Dizi ve film bağımlılığının bizde zamanla oluşturduğu en büyük problem ise; “Normalleşme Hastalığı.” İzlediklerimizden ötürü artık yaşananlar bizlere anormal gelmiyor. Sorunlar bizi rahatsız etmiyor. Problemleri zaten olması gerekenler diye düşünüyor ve çözmek için bir gayretin içine girmiyoruz. Bu normalleşme aslında bizi anormalleştiriyor. Daha da kötüsü normal davranıp tepki koymak, tavır almak, çözüm bulmak isteyeni de anormal olarak tanımlamaya başlıyoruz. Sadece bu durum bile bizim dizi ve film bağımlılığından kaçınmamız için yeter bir sebeptir.
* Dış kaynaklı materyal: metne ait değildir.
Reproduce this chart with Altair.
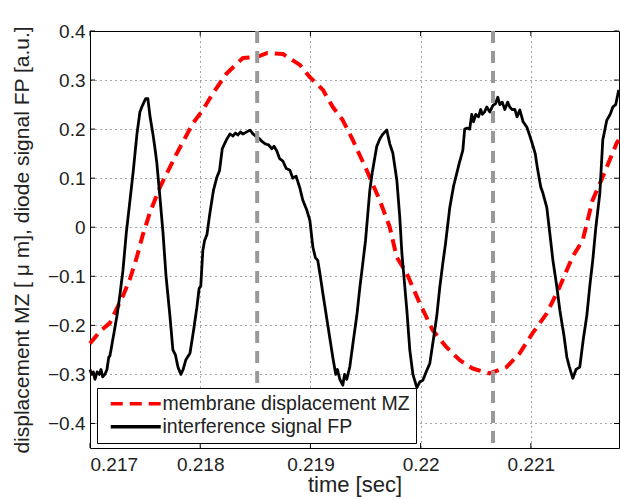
import altair as alt
import pandas as pd

# ---- data ----
mz_time = [0.217000, 0.217091, 0.217181, 0.217245, 0.217299, 0.217363, 0.217426, 0.217480,
           0.217544, 0.217635, 0.217789, 0.217934, 0.218024, 0.218115, 0.218242, 0.218387,
           0.218514, 0.218605, 0.218750, 0.218904, 0.218995, 0.219113, 0.219203, 0.219294,
           0.219384, 0.219511, 0.219629, 0.219720, 0.219783, 0.219874, 0.219992, 0.220110,
           0.220237, 0.220355, 0.220472, 0.220626, 0.220780, 0.220898, 0.221016, 0.221143,
           0.221261, 0.221379, 0.221470, 0.221560, 0.221651, 0.221778, 0.221796]
mz_value = [-0.237, -0.212, -0.195, -0.165, -0.140, -0.105, -0.060, -0.015,
            0.030, 0.082, 0.151, 0.212, 0.239, 0.273, 0.314, 0.345,
            0.347, 0.355, 0.353, 0.331, 0.306, 0.280, 0.245, 0.218,
            0.178, 0.116, 0.055, 0.000, -0.061, -0.094, -0.155, -0.210,
            -0.245, -0.271, -0.288, -0.298, -0.285, -0.257, -0.216, -0.176,
            -0.122, -0.060, -0.027, 0.055, 0.102, 0.171, 0.178]

fp_time = [0.217000, 0.217015, 0.217030, 0.217045, 0.217065, 0.217085, 0.217100, 0.217115,
           0.217135, 0.217154, 0.217170, 0.217181, 0.217210, 0.217245, 0.217270, 0.217299,
           0.217330, 0.217363, 0.217395, 0.217426, 0.217453, 0.217470, 0.217490, 0.217505,
           0.217525, 0.217545, 0.217571, 0.217590, 0.217607, 0.217635, 0.217662, 0.217690,
           0.217725, 0.217752, 0.217775, 0.217798, 0.217825, 0.217845, 0.217870, 0.217907,
           0.217940, 0.217970, 0.217990, 0.218005, 0.218024, 0.218040, 0.218061, 0.218088,
           0.218120, 0.218151, 0.218175, 0.218200, 0.218242, 0.218270, 0.218297, 0.218320,
           0.218342, 0.218365, 0.218387, 0.218420, 0.218451, 0.218480, 0.218514, 0.218540,
           0.218560, 0.218590, 0.218620, 0.218650, 0.218670, 0.218696, 0.218720, 0.218750,
           0.218780, 0.218814, 0.218840, 0.218870, 0.218904, 0.218931, 0.218967, 0.218995,
           0.219022, 0.219045, 0.219067, 0.219090, 0.219113, 0.219158, 0.219203, 0.219230,
           0.219245, 0.219267, 0.219294, 0.219310, 0.219330, 0.219357, 0.219390, 0.219421,
           0.219450, 0.219475, 0.219500, 0.219539, 0.219560, 0.219602, 0.219630, 0.219657,
           0.219693, 0.219720, 0.219748, 0.219784, 0.219811, 0.219830, 0.219875, 0.219902,
           0.219930, 0.219966, 0.219993, 0.220020, 0.220050, 0.220083, 0.220115, 0.220147,
           0.220175, 0.220201, 0.220225, 0.220265, 0.220300, 0.220328, 0.220350, 0.220383,
           0.220400, 0.220420, 0.220445, 0.220464, 0.220480, 0.220500, 0.220525, 0.220545,
           0.220560, 0.220580, 0.220600, 0.220628, 0.220655, 0.220680, 0.220700, 0.220719,
           0.220740, 0.220764, 0.220790, 0.220809, 0.220830, 0.220855, 0.220875, 0.220900,
           0.220930, 0.220964, 0.221000, 0.221040, 0.221060, 0.221090, 0.221109, 0.221145,
           0.221172, 0.221200, 0.221235, 0.221263, 0.221300, 0.221327, 0.221350, 0.221381,
           0.221410, 0.221444, 0.221475, 0.221508, 0.221535, 0.221562, 0.221590, 0.221626,
           0.221653, 0.221689, 0.221720, 0.221744, 0.221770, 0.221798]
fp_value = [-0.290, -0.300, -0.295, -0.310, -0.295, -0.300, -0.290, -0.305,
            -0.300, -0.290, -0.265, -0.262, -0.225, -0.180, -0.140, -0.088,
            -0.010, 0.055, 0.120, 0.190, 0.235, 0.245, 0.255, 0.262,
            0.262, 0.225, 0.190, 0.160, 0.130, 0.060, -0.010, -0.100,
            -0.180, -0.250, -0.260, -0.285, -0.300, -0.290, -0.270, -0.257,
            -0.210, -0.163, -0.125, -0.120, -0.047, -0.027, -0.015, 0.029,
            0.075, 0.102, 0.115, 0.160, 0.180, 0.190, 0.186, 0.192,
            0.188, 0.194, 0.190, 0.194, 0.198, 0.190, 0.184, 0.180,
            0.175, 0.170, 0.168, 0.160, 0.165, 0.155, 0.140, 0.135,
            0.120, 0.116, 0.100, 0.104, 0.080, 0.055, 0.035, 0.014,
            -0.040, -0.062, -0.068, -0.100, -0.135, -0.200, -0.265, -0.300,
            -0.290, -0.310, -0.322, -0.300, -0.310, -0.285, -0.230, -0.180,
            -0.120, -0.074, -0.027, 0.075, 0.110, 0.165, 0.180, 0.190,
            0.198, 0.170, 0.151, 0.096, 0.020, -0.053, -0.169, -0.251,
            -0.300, -0.327, -0.315, -0.312, -0.295, -0.278, -0.230, -0.180,
            -0.120, -0.074, -0.035, 0.041, 0.085, 0.110, 0.130, 0.157,
            0.200, 0.202, 0.200, 0.230, 0.215, 0.230, 0.225, 0.240,
            0.230, 0.235, 0.245, 0.235, 0.248, 0.252, 0.265, 0.250,
            0.255, 0.240, 0.255, 0.245, 0.240, 0.240, 0.225, 0.239,
            0.215, 0.204, 0.180, 0.150, 0.120, 0.082, 0.070, 0.040,
            -0.012, -0.067, -0.120, -0.169, -0.220, -0.265, -0.285, -0.308,
            -0.290, -0.285, -0.230, -0.180, -0.120, -0.067, 0.000, 0.069,
            0.178, 0.218, 0.230, 0.245, 0.250, 0.280]

series_names = ["membrane displacement MZ", "interference signal FP"]
marker_times = [0.218517, 0.220657]
x_ticks = [0.217, 0.218, 0.219, 0.220, 0.221]
y_ticks = [-0.4, -0.3, -0.2, -0.1, 0.0, 0.1, 0.2, 0.3, 0.4]

W, H = 529, 417
FONT = "Liberation Sans"

df_mz = pd.DataFrame({"time": mz_time, "value": mz_value, "series": series_names[0]})
df_fp = pd.DataFrame({"time": fp_time, "value": fp_value, "series": series_names[1]})

xscale = alt.Scale(domain=[0.217, 0.2218], nice=False, zero=False)
yscale = alt.Scale(domain=[-0.45, 0.4], nice=False, zero=False)
XT = "time [sec]"
YT = "displacement MZ [ \u03bc m], diode signal FP [a.u.]"

xaxis = alt.Axis(values=x_ticks, format=".4~f", title=XT, grid=True, domain=False, ticks=False,
                 labelFontSize=19, labelPadding=7, titleFontSize=22, titleFontWeight="normal",
                 titleY=43, titleBaseline="alphabetic")
yaxis = alt.Axis(values=y_ticks, format=".1~f", title=YT, grid=True, domain=False, ticks=False,
                 labelFontSize=19, labelPadding=5, titleFontSize=21, titleFontWeight="normal",
                 titleX=-62, titleBaseline="alphabetic", titleAngle=270)

color_enc = alt.Color("series:N", scale=alt.Scale(domain=series_names, range=["#ff0000", "#000000"]),
                      title=None)
dash_enc = alt.StrokeDash("series:N", scale=alt.Scale(domain=series_names, range=[[12, 7], [1, 0]]),
                          title=None)

def series_layer(d, width):
    return alt.Chart(d).mark_line(strokeCap="butt", strokeJoin="round", strokeWidth=width).encode(
        x=alt.X("time:Q", scale=xscale, axis=xaxis),
        y=alt.Y("value:Q", scale=yscale, axis=yaxis),
        color=color_enc,
        strokeDash=dash_enc,
    )

line_mz = series_layer(df_mz, 4)
line_fp = series_layer(df_fp, 2.8)

markers = alt.Chart(pd.DataFrame({"t": marker_times})).mark_rule(
    color="#999999", strokeWidth=4, strokeDash=[12, 8]
).encode(x=alt.X("t:Q", scale=xscale, axis=xaxis))

xt = pd.DataFrame({"t": x_ticks})
yt = pd.DataFrame({"v": y_ticks})
tick_style = dict(color="black", strokeWidth=1)
xt_bottom = alt.Chart(xt).mark_rule(**tick_style).encode(
    x=alt.X("t:Q", scale=xscale, axis=xaxis), y=alt.value(H), y2=alt.value(H - 5))
xt_top = alt.Chart(xt).mark_rule(**tick_style).encode(
    x=alt.X("t:Q", scale=xscale, axis=xaxis), y=alt.value(0), y2=alt.value(5))
yt_left = alt.Chart(yt).mark_rule(**tick_style).encode(
    y=alt.Y("v:Q", scale=yscale, axis=yaxis), x=alt.value(0), x2=alt.value(5))
yt_right = alt.Chart(yt).mark_rule(**tick_style).encode(
    y=alt.Y("v:Q", scale=yscale, axis=yaxis), x=alt.value(W), x2=alt.value(W - 5))

chart = alt.layer(line_mz, line_fp, markers, xt_bottom, xt_top, yt_left, yt_right).properties(
    width=W, height=H,
    autosize=alt.AutoSizeParams(type="none"),
    padding={"left": 90, "top": 31, "right": 1, "bottom": 51},
    background="white",
).configure_view(
    stroke="black", strokeWidth=1
).configure_axis(
    labelFont=FONT, titleFont=FONT, labelColor="#222222", titleColor="#222222",
    gridColor="#000000", gridDash=[1, 4], gridOpacity=0.7, gridWidth=1,
).configure_legend(
    orient="none", legendX=7, legendY=357,
    fillColor="white", strokeColor="black", padding=6,
    symbolType="M-5,0H5", symbolSize=100, symbolStrokeWidth=3.5, symbolOffset=23,
    labelFont=FONT, labelFontSize=19.5, labelColor="#222222", labelOffset=17,
    rowPadding=2, labelLimit=400,
)

chart.save("out.html", embed_options={"renderer": "svg", "actions": False})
Böyle bir sorununuz varsa şunları yapmanızı tavsiye ederim;

Dizi ve film izleme rutininizin aşırı olduğunu farketmeniz iyileşme için size yarar sağlayacaktır. Etrafınızdakilerin dediği gibi dizi ve filmlerle yatıp onlarla kalktığınızı kabul etmekle işe başlayınız.

Hayatınızın önceliklerini belirleyiniz. Dizi ve film izlemeden önce yapılması gerekenler listenizi önem sırasına göre yazınız.

Öncelik sıranızdaki vazifelerinizi yapmışsanız iradeli bir şekilde kendinize müsaade edin. Dizi ve film izlemeyi bir anda bırakamayabilirsiniz ancak bunu aşamalı olarak yapabilirsiniz.

Dizi ve film izledikten sonraya da mühim bir iş ekleyin ki, başından kalkmanız için itici bir güç olsun.

Yapacak bir meşguliyetiniz olmasa dahi dizi ve film karşısında zaman harcamak hayatı harcamaktır, hesabı ağır olur, anın kıymetini bilin ve hesaba çekileceğinizi unutmayın.

Hayatta bir yaşam amacı bulun ve bunu gerçekleştirmek kendinize zaman sınırı koyun, bu sizi daha kıymetli bir yaşama zorlayacak ve boş işlerden yüz çevirmenize imkân tanıyacaktır.

Bunlar kendi başınıza yapabileceğiniz pratik tavsiyelerimizdir. Kendinizde bunları yapabilecek enerjiyi göremiyorsanız veya kendi başınıza bunları yapamıyorsanız ve bu bağımlılıktan kurtulmak istiyorsanız psikolojik destek alabilirsiniz.